First-principles Study on Structural and Electronic Properties: The Li Based of Full-Hesulter Alloys LiGa2Ir

Abstract

Abstract: Due to their excellent electronic properties, full-Heusler compounds have become one of the most interesting families of alloys in superconductivity. More recently, computational methods have been actively employed to support the rapid discovery of new complete Heusler alloys by identifying stable compositions with desired properties. Therefore, we investigated the stability, structure, and electronic properties of the lithium-based Heusler compound LiGa₂Ir using first-principles calculations. We explored the effects of exchange-correlation, namely Perdew-Burke-Ernzerhof (PBE), PBE+U, and Tran-Blaha modified Becke-Johnson potentials, as well as the effect of heavy metal spin-orbit coupling on these Heusler compounds. The results show that LiGa₂Ir is energetically stable, and the obtained lattice parameter value (a = 6.0927 Å) agrees with the experimental results.

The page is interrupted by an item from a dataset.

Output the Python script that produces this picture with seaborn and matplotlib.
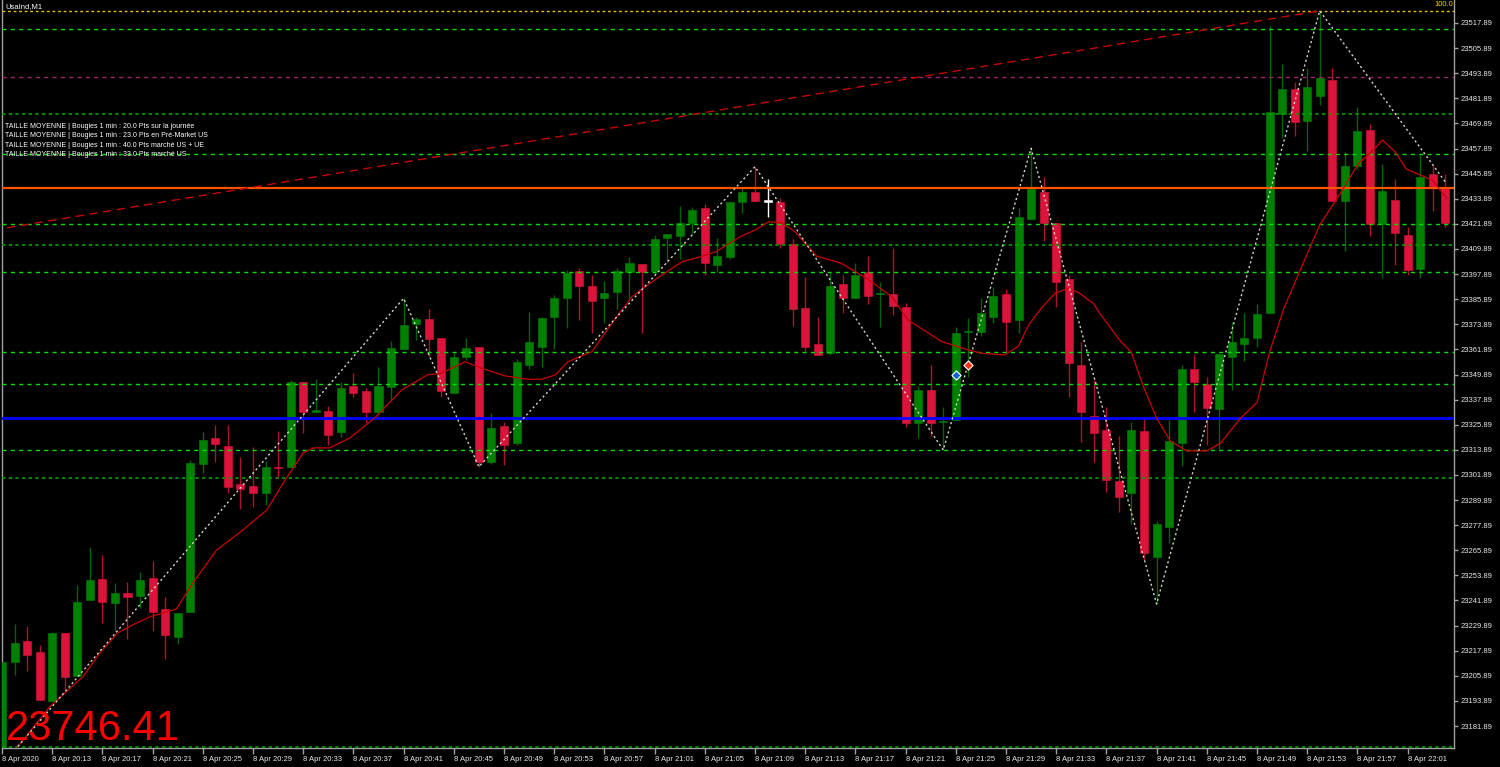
import numpy as np
import pandas as pd
import matplotlib
matplotlib.use("Agg")
import matplotlib.pyplot as plt
import seaborn as sns

# --- candles: UsaInd M1, 8 Apr 2020, first bar 20:09 ---
opens = [23165.0, 23212.4, 23222.5, 23217.3, 23194.0, 23226.2, 23205.9, 23242.1, 23252.2, 23240.5,
         23245.3, 23244.2, 23252.5, 23237.7, 23224.3, 23236.2, 23307.1, 23319.4, 23315.6, 23297.5,
         23296.6, 23293.4, 23305.5, 23305.5, 23346.2, 23332.1, 23332.5, 23322.6, 23344.4, 23342.1,
         23332.1, 23344.1, 23362.2, 23374.0, 23376.3, 23367.2, 23341.2, 23358.1, 23363.0, 23308.2,
         23325.4, 23317.3, 23354.5, 23363.2, 23377.2, 23386.3, 23399.2, 23392.3, 23386.3, 23389.2,
         23399.0, 23402.6, 23399.5, 23415.0, 23416.1, 23422.2, 23429.3, 23402.2, 23406.2, 23432.5,
         23437.3, 23432.5, 23432.2, 23412.1, 23381.5, 23364.3, 23360.3, 23393.1, 23386.3, 23398.7,
         23388.2, 23388.2, 23382.3, 23326.9, 23342.5, 23327.3, 23328.1, 23370.0, 23370.0, 23377.5,
         23388.4, 23375.9, 23424.1, 23437.3, 23422.2, 23395.4, 23354.5, 23330.2, 23323.4, 23299.2,
         23293.2, 23322.7, 23262.7, 23277.1, 23317.1, 23352.7, 23345.4, 23333.2, 23358.2, 23364.5,
         23367.5, 23379.5, 23474.5, 23486.4, 23471.1, 23483.1, 23490.5, 23433.0, 23449.4, 23466.6,
         23421.7, 23433.3, 23416.4, 23400.5, 23445.7, 23438.9]
highs = [23212.4, 23230.6, 23229.7, 23220.5, 23227.0, 23226.2, 23249.3, 23267.6, 23263.6, 23250.1,
         23250.6, 23255.6, 23260.8, 23243.7, 23235.8, 23309.0, 23322.4, 23325.8, 23325.8, 23310.6,
         23315.1, 23308.7, 23322.9, 23347.3, 23346.2, 23347.6, 23334.8, 23346.5, 23350.4, 23343.3,
         23353.3, 23366.1, 23386.3, 23377.5, 23381.2, 23367.2, 23360.3, 23367.2, 23363.0, 23331.3,
         23327.0, 23357.3, 23379.6, 23377.5, 23387.7, 23399.8, 23400.9, 23397.4, 23394.6, 23400.6,
         23406.2, 23402.6, 23416.4, 23417.0, 23430.4, 23429.8, 23431.4, 23415.0, 23432.5, 23438.9,
         23449.2, 23443.2, 23434.1, 23414.7, 23396.6, 23377.2, 23398.5, 23397.4, 23403.0, 23406.5,
         23394.2, 23410.5, 23384.2, 23344.4, 23354.4, 23334.5, 23372.4, 23376.8, 23386.3, 23391.6,
         23390.6, 23429.3, 23458.0, 23444.1, 23422.2, 23397.4, 23365.6, 23347.3, 23334.5, 23320.4,
         23327.3, 23329.5, 23279.7, 23328.2, 23354.6, 23359.2, 23348.5, 23359.5, 23375.2, 23379.5,
         23383.5, 23516.4, 23498.4, 23489.6, 23496.6, 23523.7, 23496.4, 23456.0, 23477.6, 23469.7,
         23450.5, 23443.1, 23420.4, 23454.9, 23449.4, 23445.9]
lows = [23160.0, 23206.3, 23208.2, 23194.3, 23194.0, 23199.4, 23205.9, 23242.1, 23230.9, 23227.3,
        23223.3, 23238.1, 23227.3, 23214.1, 23220.9, 23236.2, 23303.0, 23308.2, 23293.4, 23285.5,
        23286.7, 23287.5, 23300.6, 23305.5, 23322.1, 23331.6, 23316.2, 23320.2, 23339.3, 23326.6,
        23330.5, 23337.4, 23362.2, 23366.4, 23358.4, 23339.3, 23341.2, 23356.8, 23305.8, 23307.1,
        23306.6, 23316.2, 23352.4, 23353.6, 23362.2, 23372.2, 23375.9, 23369.6, 23374.4, 23381.0,
        23385.5, 23369.9, 23398.3, 23403.8, 23404.9, 23417.0, 23397.5, 23399.0, 23404.9, 23427.2,
        23433.0, 23425.3, 23410.2, 23373.2, 23361.3, 23359.2, 23359.2, 23379.1, 23386.3, 23383.4,
        23372.4, 23378.3, 23324.6, 23319.7, 23320.5, 23313.8, 23328.1, 23348.8, 23368.3, 23374.6,
        23360.0, 23369.9, 23424.1, 23413.8, 23382.0, 23339.3, 23317.8, 23308.2, 23293.9, 23284.3,
        23278.4, 23261.2, 23240.2, 23269.2, 23306.1, 23331.9, 23316.2, 23314.4, 23342.4, 23356.4,
        23363.2, 23379.5, 23462.8, 23464.1, 23456.9, 23478.9, 23433.0, 23409.0, 23448.1, 23416.2,
        23395.9, 23402.0, 23397.3, 23396.0, 23428.2, 23420.4]
closes = [23212.4, 23221.4, 23215.8, 23194.3, 23226.2, 23205.2, 23241.3, 23251.5, 23241.3, 23245.5,
          23243.4, 23251.5, 23236.2, 23225.4, 23235.8, 23307.6, 23318.6, 23316.5, 23296.3, 23295.2,
          23293.4, 23305.5, 23305.0, 23346.2, 23332.1, 23332.1, 23320.9, 23343.3, 23341.2, 23332.1,
          23344.4, 23362.4, 23373.4, 23376.6, 23366.9, 23342.1, 23358.1, 23362.4, 23308.2, 23324.5,
          23316.2, 23355.7, 23365.3, 23376.8, 23386.6, 23398.5, 23392.2, 23385.1, 23388.7, 23399.5,
          23403.0, 23399.0, 23414.5, 23417.0, 23422.3, 23428.5, 23403.3, 23406.5, 23432.2, 23437.3,
          23433.0, 23432.5, 23412.1, 23381.0, 23363.2, 23359.2, 23392.3, 23386.3, 23397.4, 23387.4,
          23388.2, 23382.6, 23326.9, 23342.5, 23326.9, 23327.3, 23369.6, 23370.0, 23379.1, 23387.4,
          23375.1, 23425.3, 23438.6, 23422.2, 23394.2, 23355.2, 23332.1, 23322.1, 23299.5, 23291.3,
          23323.2, 23264.5, 23278.4, 23318.1, 23352.5, 23346.1, 23334.1, 23359.5, 23365.4, 23367.3,
          23378.6, 23475.4, 23486.4, 23470.8, 23487.2, 23491.5, 23433.0, 23449.4, 23466.2, 23421.9,
          23437.6, 23417.3, 23399.9, 23444.4, 23438.9, 23422.1]
white_doji = [61]

# moving average (bar position, price)
ma_pos = [1.0, 3.8, 6.45, 7.8, 9.2, 10.4, 11.8, 13.9, 15.2, 17.1, 19.2, 21.1, 22.4, 24.0, 24.8, 26.1,
          27.7, 29.7, 31.85, 33.9, 35.0, 36.9, 38.2, 40.1, 41.9, 43.0, 44.1, 45.1, 47.0, 48.6, 50.2,
          52.0, 54.2, 55.5, 56.9, 58.8, 60.0, 61.1, 62.1, 63.2, 64.9, 66.9, 69.0, 70.9, 72.2, 74.9,
          77.0, 78.1, 79.9, 81.0, 81.8, 82.8, 83.9, 85.0, 85.8, 87.0, 87.5, 89.1, 90.0, 90.9, 92.0,
          93.1, 94.4, 96.0, 97.1, 98.7, 100.0, 101.0, 102.1, 103.4, 105.0, 106.6, 108.1, 109.0,
          110.0, 111.0, 111.9, 113.0, 114.0, 115.1]
ma_val = [23170.0, 23191.1, 23205.5, 23216.8, 23226.3, 23230.2, 23234.1, 23237.8, 23250.2, 23266.0,
          23275.6, 23285.1, 23298.0, 23312.4, 23314.8, 23314.8, 23319.5, 23329.1, 23342.5, 23349.7,
          23350.5, 23356.0, 23352.9, 23349.2, 23347.6, 23347.6, 23349.7, 23356.0, 23360.8, 23374.4,
          23387.1, 23395.1, 23403.8, 23405.9, 23408.6, 23415.7, 23418.9, 23422.9, 23422.4, 23418.1,
          23406.5, 23403.0, 23395.4, 23387.1, 23375.9, 23365.6, 23361.6, 23360.0, 23359.2, 23363.5,
          23373.5, 23381.5, 23388.7, 23391.1, 23389.0, 23383.6, 23378.9, 23366.0, 23360.4, 23344.8,
          23329.1, 23318.1, 23313.4, 23313.4, 23317.1, 23329.1, 23336.5, 23360.4, 23380.8, 23399.2,
          23421.3, 23436.1, 23450.9, 23455.5, 23461.9, 23456.4, 23448.1, 23445.3, 23442.6, 23434.2]

# zigzag pivots
zz_pos = [0, 32, 38, 60, 75, 82, 92, 105, 115]
zz_val = [23163.3, 23386.3, 23305.8, 23449.2, 23313.8, 23458.0, 23240.2, 23523.7, 23442.0]

# trend line
trend_pos = [0.4, 105]
trend_val = [23420.0, 23523.7]

# horizontal levels
levels_bright = [23514.9, 23455.1, 23421.7, 23398.8, 23360.5, 23345.2, 23314.0]
levels_dark = [23474.4, 23411.8, 23300.5, 23171.7]
level_purple = 23491.9
level_yellow = 23523.5
level_orange = 23439.0
level_blue = 23329.1

# trade markers
buy_mark = (76, 23349.7)
sell_mark = (77, 23354.4)

price_ticks = [23517.89, 23505.89, 23493.89, 23481.89, 23469.89, 23457.89, 23445.89, 23433.89,
               23421.89, 23409.89, 23397.89, 23385.89, 23373.89, 23361.89, 23349.89, 23337.89,
               23325.89, 23313.89, 23301.89, 23289.89, 23277.89, 23265.89, 23253.89, 23241.89,
               23229.89, 23217.89, 23205.89, 23193.89, 23181.89]
time_labels = ["8 Apr 2020", "8 Apr 20:13", "8 Apr 20:17", "8 Apr 20:21", "8 Apr 20:25",
               "8 Apr 20:29", "8 Apr 20:33", "8 Apr 20:37", "8 Apr 20:41", "8 Apr 20:45",
               "8 Apr 20:49", "8 Apr 20:53", "8 Apr 20:57", "8 Apr 21:01", "8 Apr 21:05",
               "8 Apr 21:09", "8 Apr 21:13", "8 Apr 21:17", "8 Apr 21:21", "8 Apr 21:25",
               "8 Apr 21:29", "8 Apr 21:33", "8 Apr 21:37", "8 Apr 21:41", "8 Apr 21:45",
               "8 Apr 21:49", "8 Apr 21:53", "8 Apr 21:57", "8 Apr 22:01"]
info_lines = ["TAILLE MOYENNE | Bougies 1 min : 20.0 Pts sur la journée",
              "TAILLE MOYENNE | Bougies 1 min : 23.0 Pts en Pré-Market US",
              "TAILLE MOYENNE | Bougies 1 min : 40.0 Pts marché US + UE",
              "TAILLE MOYENNE | Bougies 1 min : 33.0 Pts marché US"]
symbol_label = "UsaInd,M1"
big_price = "23746.41"

# ---------------------------------------------------------------
sns.set_style("dark", {"axes.facecolor": "black", "figure.facecolor": "black"})
plt.rcParams['font.family'] = ['Liberation Sans', 'DejaVu Sans']

W, H = 1500, 767
fig = plt.figure(figsize=(W / 100, H / 100), dpi=100)
ax = fig.add_axes([2 / W, 19 / H, 1452 / W, 748 / H])
ax.set_facecolor('black')

df = pd.DataFrame({'open': opens, 'high': highs, 'low': lows, 'close': closes})
df['pos'] = np.arange(len(df))
df['up'] = df.close >= df.open
df['body_col'] = np.where(df.up, '#008000', '#dc143c')
df['wick_col'] = np.where(df.up, '#006400', '#b0102e')
df.loc[white_doji, 'body_col'] = '#ffffff'
df.loc[white_doji, 'wick_col'] = '#ffffff'
df['bottom'] = df[['open', 'close']].min(axis=1)
df['height'] = (df.close - df.open).abs().clip(lower=0.6)

# wicks then bodies
ax.vlines(df.pos, df.low, df.high, colors=df.wick_col, lw=1, zorder=2)
ax.bar(df.pos, df.height, bottom=df.bottom, width=0.64, color=df.body_col,
       edgecolor=df.body_col, linewidth=0.4, zorder=3)

# horizontal levels
for lv in levels_bright:
    ax.axhline(lv, color='#00dd00', lw=1, ls=(0, (3, 3)), zorder=4)
for lv in levels_dark:
    ax.axhline(lv, color='#00a000', lw=1.2, ls=(0, (2, 2)), zorder=4)
ax.axhline(level_purple, color='#a0226e', lw=1, ls=(0, (3, 3)), zorder=4)
ax.axhline(level_yellow, color='#e6c000', lw=1, ls=(0, (2, 2)), zorder=4)
ax.axhline(level_orange, color='#ff5500', lw=1.6, zorder=4)
ax.axhline(level_blue, color='#0000ff', lw=2, zorder=4)

# trend line, moving average, zigzag
sns.lineplot(x=trend_pos, y=trend_val, ax=ax, color='#c80000', lw=1, ls=(0, (6, 4)),
             zorder=5, legend=False)
sns.lineplot(x=ma_pos, y=ma_val, ax=ax, color='#cc0000', lw=0.9, zorder=6, sort=False,
             legend=False)
sns.lineplot(x=zz_pos, y=zz_val, ax=ax, color='#d8d8c8', lw=1, ls=(0, (1.5, 2)), zorder=7,
             sort=False, legend=False)

ax.scatter([buy_mark[0]], [buy_mark[1]], marker='D', s=22, color='#1060d0',
           edgecolor='white', linewidth=0.8, zorder=8)
ax.scatter([sell_mark[0]], [sell_mark[1]], marker='D', s=22, color='#ff3010',
           edgecolor='white', linewidth=0.8, zorder=8)

# axes
ax.set_xlim(0, 115.7)
ax.set_ylim(23171.38, 23528.88)
ax.grid(False)
for side in ['left', 'bottom', 'right']:
    ax.spines[side].set_color('#a0a0a0')
    ax.spines[side].set_linewidth(1)
    ax.spines[side].set_visible(True)
ax.spines['top'].set_visible(False)

ax.yaxis.tick_right()
ax.set_yticks(price_ticks)
ax.set_yticklabels([f"{p:.2f}" for p in price_ticks])
ax.tick_params(axis='y', which='both', right=True, left=False, length=3, width=1,
               color='#a0a0a0', labelcolor='#e8e8e8', labelsize=5.5, pad=2)

ax.set_xticks(np.arange(0, 4 * len(time_labels), 4))
ax.set_xticklabels(time_labels, ha='left')
ax.tick_params(axis='x', which='both', bottom=True, length=4, width=1, color='#a0a0a0',
               labelcolor='#e8e8e8', labelsize=5.5, pad=1.5)
ax.set_xlabel('')
ax.set_ylabel('')

# texts
fig.text(5 / W, 1 - 7 / H, symbol_label, color='white', fontsize=5.5, va='center', ha='left')
for k, line in enumerate(info_lines):
    fig.text(5 / W, 1 - (126.5 + 9.3 * k) / H, line, color='white', fontsize=5, va='center',
             ha='left', zorder=10)
fig.text(1453 / W, 1 - 5 / H, "100.0", color='#ffd000', fontsize=5.5, va='center', ha='right')
fig.text(6 / W, 1 - 740 / H, big_price, color='#ff0000', fontsize=30, va='baseline', ha='left')

fig.savefig('out.png', dpi=100, facecolor='black')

LiGa₂Ir exhibits metallic behavior under all three exchange-correlation estimates. A much stronger spin-orbit coupling effect is observed for electronic states with energies below the Fermi level E_F, especially in the Tran-Blaha modified Becke-Johnson approximation. Significant spin-orbit coupling effects are evident from the total and partial density of states figures, especially in the energy range from -4.5 eV to -2 eV. The contributions from Ir-d and Ga-p orbitals are the largest, while the contribution from the Li atom is small. Our findings will benefit future theoretical and practical work on lithium-based full-Heusler alloys.